Le livret présente un bout d’univers bac à sable, une île d’Aquablue imaginée pour l’occasion avec sa faune, sa tribu Meume et sa mission de recherche scientifique humaine récemment arrivée. Finit les généralités du livre de base, ici c’est du concret ! Il fait de plus l’effort d’être vraiment dynamique, avec une brochette de PNJ qui explore les évolutions possibles de ce petit monde (trois options sont proposées pour chaque personnage), possiblement en lien avec les PJ. Plusieurs tables de PNJ, lieux et événements aléatoires permettent aussi de s’approprier le tout.
Deux points m’empêchent toutefois d’être dithyrambique. Le premier, mineur, concerne la forme. En proposant un cadre qui n’apparait pas dans la BD, l’absence d’illustrations originales se fait en effet plus sentir que dans le livre de base. A noter aussi que les références de page sont restées avec des « XX » (« voir page XX ») ; vu leur nombre difficile d’en faire abstraction.

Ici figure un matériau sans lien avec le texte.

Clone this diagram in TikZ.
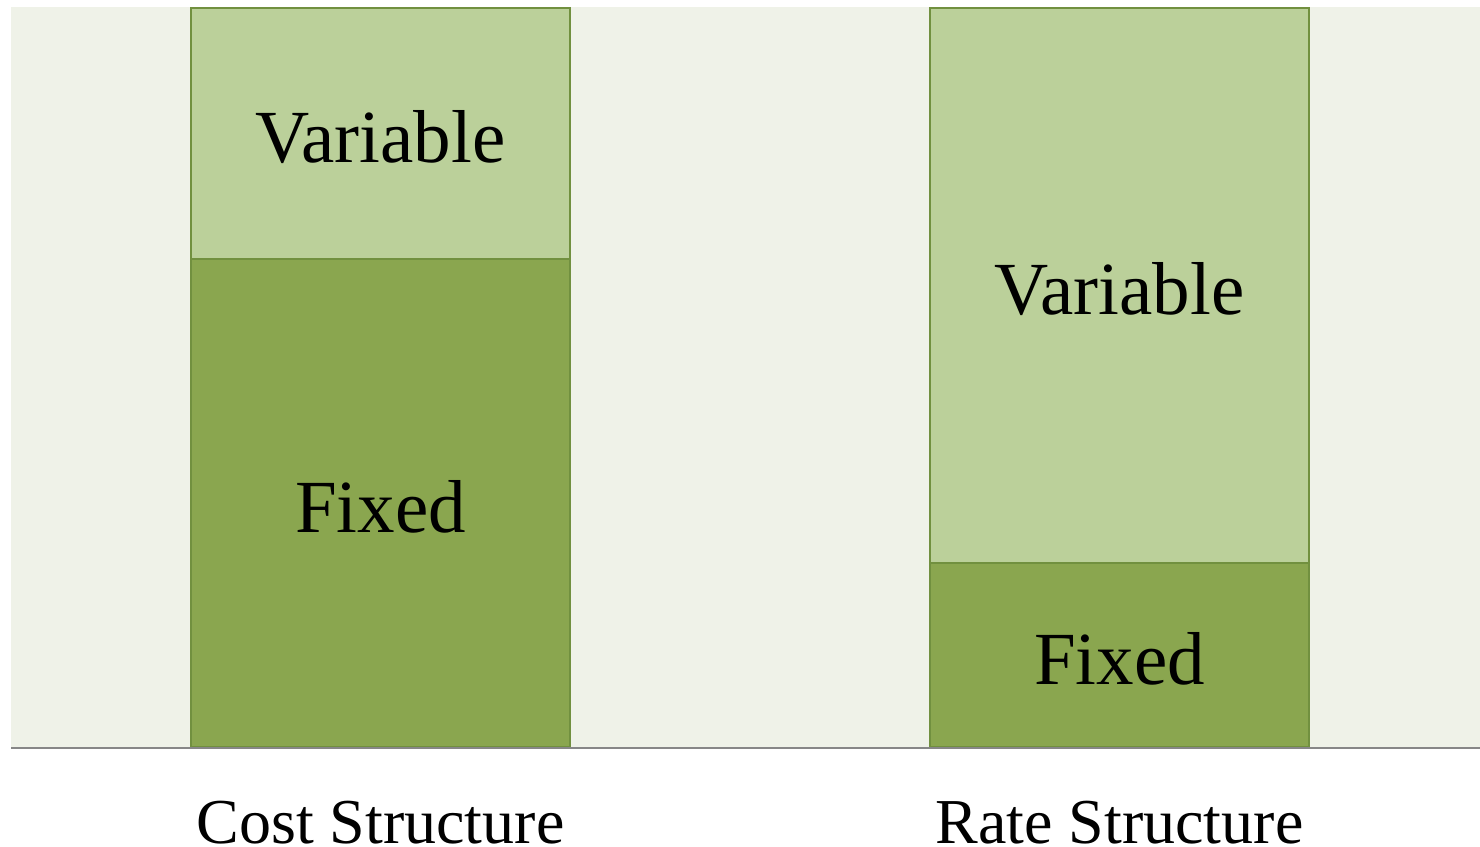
\documentclass[tikz,border=0pt]{standalone}
\usepackage{fontspec}
\setmainfont{Liberation Serif}
\definecolor{plotbg}{HTML}{EFF2E8}
\definecolor{varfill}{HTML}{BBD09A}
\definecolor{fixfill}{HTML}{8AA64F}
\definecolor{barline}{HTML}{71903F}
\definecolor{axisline}{HTML}{878787}
\tikzset{
  seg/.style={draw=barline, line width=1.2pt, inner sep=0pt, outer sep=0pt},
  varseg/.style={seg, fill=varfill},
  fixseg/.style={seg, fill=fixfill},
  inlabel/.style={font=\fontsize{75}{75}\selectfont, text=black, anchor=base},
  catlabel/.style={font=\fontsize{64}{64}\selectfont, text=black, anchor=base,
    inner sep=0pt, text depth=0pt}
}
\begin{document}
\begin{tikzpicture}[x=1pt, y=-1pt]
  \useasboundingbox (0,0) rectangle (1480,846);
  % plot area
  \fill[plotbg] (11,7) rectangle (1480,747);
  % cost structure bar
  \draw[varseg] (191,8) rectangle (570,259);
  \draw[fixseg] (191,259) rectangle (570,747);
  % rate structure bar
  \draw[varseg] (930,8) rectangle (1309,563);
  \draw[fixseg] (930,563) rectangle (1309,747);
  % axis
  \draw[axisline, line width=2pt] (11,748) -- (1480,748);
  % segment labels
  \node[inlabel] (cv) at (380.5,162) {Variable};
  \node[inlabel] (cf) at (380.5,532) {Fixed};
  \node[inlabel] (rv) at (1119.5,314) {Variable};
  \node[inlabel] (rf) at (1119.5,684) {Fixed};
  % category labels
  \node[catlabel] (cs) at (380.5,843) {Cost Structure};
  \node[catlabel] (rs) at (1119.5,843) {Rate Structure};
\end{tikzpicture}
\end{document}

Le second point, plus gênant, concerne plusieurs éléments de contexte difficilement crédibles - un point qui rejoint mes remarques sur les scénarios du livre de base. Le principal est un peuple oiseau assez intelligent pour avoir une organisation politique démocratique et des intrigues de palais, mais qui n’a développé aucun membre préhenseur et qui accepte de servir de bête de monte aux Meumes. Même le prétexte d’un lien mystique, certes présent dans l’univers d’Aquablue, ne m’a pas empêché de perdre ma suspension d’incrédulité.